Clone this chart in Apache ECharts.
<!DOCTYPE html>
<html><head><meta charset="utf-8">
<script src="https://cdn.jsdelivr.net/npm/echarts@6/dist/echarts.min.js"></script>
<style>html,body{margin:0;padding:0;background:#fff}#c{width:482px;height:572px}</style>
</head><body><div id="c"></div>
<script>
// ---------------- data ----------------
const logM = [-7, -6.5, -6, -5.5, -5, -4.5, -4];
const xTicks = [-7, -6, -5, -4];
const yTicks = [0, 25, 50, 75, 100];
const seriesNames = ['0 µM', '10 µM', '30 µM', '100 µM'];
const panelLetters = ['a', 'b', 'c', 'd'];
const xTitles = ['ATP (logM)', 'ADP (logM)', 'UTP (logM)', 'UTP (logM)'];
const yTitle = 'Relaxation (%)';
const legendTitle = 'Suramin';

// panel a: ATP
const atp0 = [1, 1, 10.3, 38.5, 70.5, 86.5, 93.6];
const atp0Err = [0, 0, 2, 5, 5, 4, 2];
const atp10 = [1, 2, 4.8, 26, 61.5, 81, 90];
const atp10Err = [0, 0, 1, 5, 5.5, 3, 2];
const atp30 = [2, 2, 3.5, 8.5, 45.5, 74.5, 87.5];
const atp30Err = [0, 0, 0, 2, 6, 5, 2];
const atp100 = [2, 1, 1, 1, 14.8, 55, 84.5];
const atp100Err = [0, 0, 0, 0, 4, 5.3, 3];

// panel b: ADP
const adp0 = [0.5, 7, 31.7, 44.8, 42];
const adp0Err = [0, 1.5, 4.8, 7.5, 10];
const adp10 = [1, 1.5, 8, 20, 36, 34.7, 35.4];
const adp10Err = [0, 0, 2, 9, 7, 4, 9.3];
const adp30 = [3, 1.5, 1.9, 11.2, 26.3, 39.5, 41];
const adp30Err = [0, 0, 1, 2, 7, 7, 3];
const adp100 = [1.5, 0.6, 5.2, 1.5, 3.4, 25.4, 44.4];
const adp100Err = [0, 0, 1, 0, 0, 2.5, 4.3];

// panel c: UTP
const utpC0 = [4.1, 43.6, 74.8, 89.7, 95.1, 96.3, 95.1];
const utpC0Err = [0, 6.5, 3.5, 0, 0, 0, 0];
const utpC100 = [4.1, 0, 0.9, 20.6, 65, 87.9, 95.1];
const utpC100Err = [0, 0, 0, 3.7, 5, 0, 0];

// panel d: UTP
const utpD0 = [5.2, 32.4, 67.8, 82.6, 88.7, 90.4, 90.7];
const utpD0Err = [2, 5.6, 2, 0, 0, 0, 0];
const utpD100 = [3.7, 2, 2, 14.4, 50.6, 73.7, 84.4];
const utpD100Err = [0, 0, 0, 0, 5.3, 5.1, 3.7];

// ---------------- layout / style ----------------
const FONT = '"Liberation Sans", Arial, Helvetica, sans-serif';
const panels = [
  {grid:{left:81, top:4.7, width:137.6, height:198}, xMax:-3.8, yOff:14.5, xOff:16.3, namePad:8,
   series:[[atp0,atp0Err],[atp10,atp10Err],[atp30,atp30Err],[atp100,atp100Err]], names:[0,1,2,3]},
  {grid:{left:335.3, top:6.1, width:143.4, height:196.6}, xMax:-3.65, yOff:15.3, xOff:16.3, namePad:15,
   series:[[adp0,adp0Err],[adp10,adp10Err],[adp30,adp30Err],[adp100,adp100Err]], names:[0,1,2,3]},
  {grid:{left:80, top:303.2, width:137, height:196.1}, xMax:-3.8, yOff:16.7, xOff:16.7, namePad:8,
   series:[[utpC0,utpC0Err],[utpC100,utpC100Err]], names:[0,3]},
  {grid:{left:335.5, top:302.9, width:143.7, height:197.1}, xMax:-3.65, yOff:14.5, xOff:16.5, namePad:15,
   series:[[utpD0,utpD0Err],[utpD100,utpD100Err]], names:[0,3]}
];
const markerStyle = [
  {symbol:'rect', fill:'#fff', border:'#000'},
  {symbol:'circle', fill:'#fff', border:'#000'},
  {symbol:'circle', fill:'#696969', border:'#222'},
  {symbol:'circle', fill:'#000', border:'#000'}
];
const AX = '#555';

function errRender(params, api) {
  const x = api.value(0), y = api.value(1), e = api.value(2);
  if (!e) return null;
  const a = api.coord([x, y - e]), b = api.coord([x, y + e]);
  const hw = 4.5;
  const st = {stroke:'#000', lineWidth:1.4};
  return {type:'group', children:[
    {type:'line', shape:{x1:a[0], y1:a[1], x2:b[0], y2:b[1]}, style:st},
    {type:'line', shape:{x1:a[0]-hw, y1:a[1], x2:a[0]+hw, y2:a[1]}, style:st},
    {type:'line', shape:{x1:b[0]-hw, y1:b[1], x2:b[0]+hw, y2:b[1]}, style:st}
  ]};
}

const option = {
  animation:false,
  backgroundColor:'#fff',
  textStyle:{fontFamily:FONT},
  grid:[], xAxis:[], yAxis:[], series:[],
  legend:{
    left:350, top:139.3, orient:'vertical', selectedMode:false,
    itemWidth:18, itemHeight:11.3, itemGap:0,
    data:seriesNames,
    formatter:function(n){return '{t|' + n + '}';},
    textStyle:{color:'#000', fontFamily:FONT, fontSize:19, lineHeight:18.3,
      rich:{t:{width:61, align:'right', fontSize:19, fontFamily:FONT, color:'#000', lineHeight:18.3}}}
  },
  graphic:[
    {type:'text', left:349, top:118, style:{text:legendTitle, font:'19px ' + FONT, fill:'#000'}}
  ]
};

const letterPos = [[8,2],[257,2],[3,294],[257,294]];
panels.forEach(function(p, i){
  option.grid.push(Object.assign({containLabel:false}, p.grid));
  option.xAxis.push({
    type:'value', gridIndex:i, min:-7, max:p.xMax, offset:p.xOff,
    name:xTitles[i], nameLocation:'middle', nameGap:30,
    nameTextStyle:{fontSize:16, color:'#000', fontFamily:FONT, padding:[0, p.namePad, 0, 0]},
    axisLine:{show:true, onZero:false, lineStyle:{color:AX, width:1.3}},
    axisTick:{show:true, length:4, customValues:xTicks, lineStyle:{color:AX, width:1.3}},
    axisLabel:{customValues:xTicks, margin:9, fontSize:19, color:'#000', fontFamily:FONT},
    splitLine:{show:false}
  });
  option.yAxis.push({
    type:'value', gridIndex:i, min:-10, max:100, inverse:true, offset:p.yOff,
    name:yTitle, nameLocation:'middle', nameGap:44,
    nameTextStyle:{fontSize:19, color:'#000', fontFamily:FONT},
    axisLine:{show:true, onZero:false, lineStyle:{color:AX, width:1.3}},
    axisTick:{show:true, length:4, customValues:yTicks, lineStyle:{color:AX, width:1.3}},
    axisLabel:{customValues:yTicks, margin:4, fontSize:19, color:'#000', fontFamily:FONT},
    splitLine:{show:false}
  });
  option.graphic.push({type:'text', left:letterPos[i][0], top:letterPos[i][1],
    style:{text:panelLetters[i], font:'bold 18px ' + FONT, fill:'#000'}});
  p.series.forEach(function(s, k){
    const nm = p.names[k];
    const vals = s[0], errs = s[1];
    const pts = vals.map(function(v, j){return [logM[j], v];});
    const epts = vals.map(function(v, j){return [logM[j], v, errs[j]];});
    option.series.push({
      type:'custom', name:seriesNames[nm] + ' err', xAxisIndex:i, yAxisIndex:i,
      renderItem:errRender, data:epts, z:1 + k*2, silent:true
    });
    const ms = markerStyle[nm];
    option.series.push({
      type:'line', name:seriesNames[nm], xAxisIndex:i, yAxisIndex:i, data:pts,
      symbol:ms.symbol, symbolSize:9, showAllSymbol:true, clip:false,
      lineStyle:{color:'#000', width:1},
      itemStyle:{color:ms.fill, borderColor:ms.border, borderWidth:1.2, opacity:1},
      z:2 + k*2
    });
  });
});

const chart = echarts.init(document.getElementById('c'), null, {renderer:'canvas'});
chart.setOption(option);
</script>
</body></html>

☆ ☆ ☆ ☆

Reproduce verbatim only this range: the first line of the material through the line that contains "const legendTitle = 'Suramin';", inclusive.

** Response for this exercise **
Clone this chart in Apache ECharts.
<!DOCTYPE html>
<html><head><meta charset="utf-8">
<script src="https://cdn.jsdelivr.net/npm/echarts@6/dist/echarts.min.js"></script>
<style>html,body{margin:0;padding:0;background:#fff}#c{width:482px;height:572px}</style>
</head><body><div id="c"></div>
<script>
// ---------------- data ----------------
const logM = [-7, -6.5, -6, -5.5, -5, -4.5, -4];
const xTicks = [-7, -6, -5, -4];
const yTicks = [0, 25, 50, 75, 100];
const seriesNames = ['0 µM', '10 µM', '30 µM', '100 µM'];
const panelLetters = ['a', 'b', 'c', 'd'];
const xTitles = ['ATP (logM)', 'ADP (logM)', 'UTP (logM)', 'UTP (logM)'];
const yTitle = 'Relaxation (%)';
const legendTitle = 'Suramin';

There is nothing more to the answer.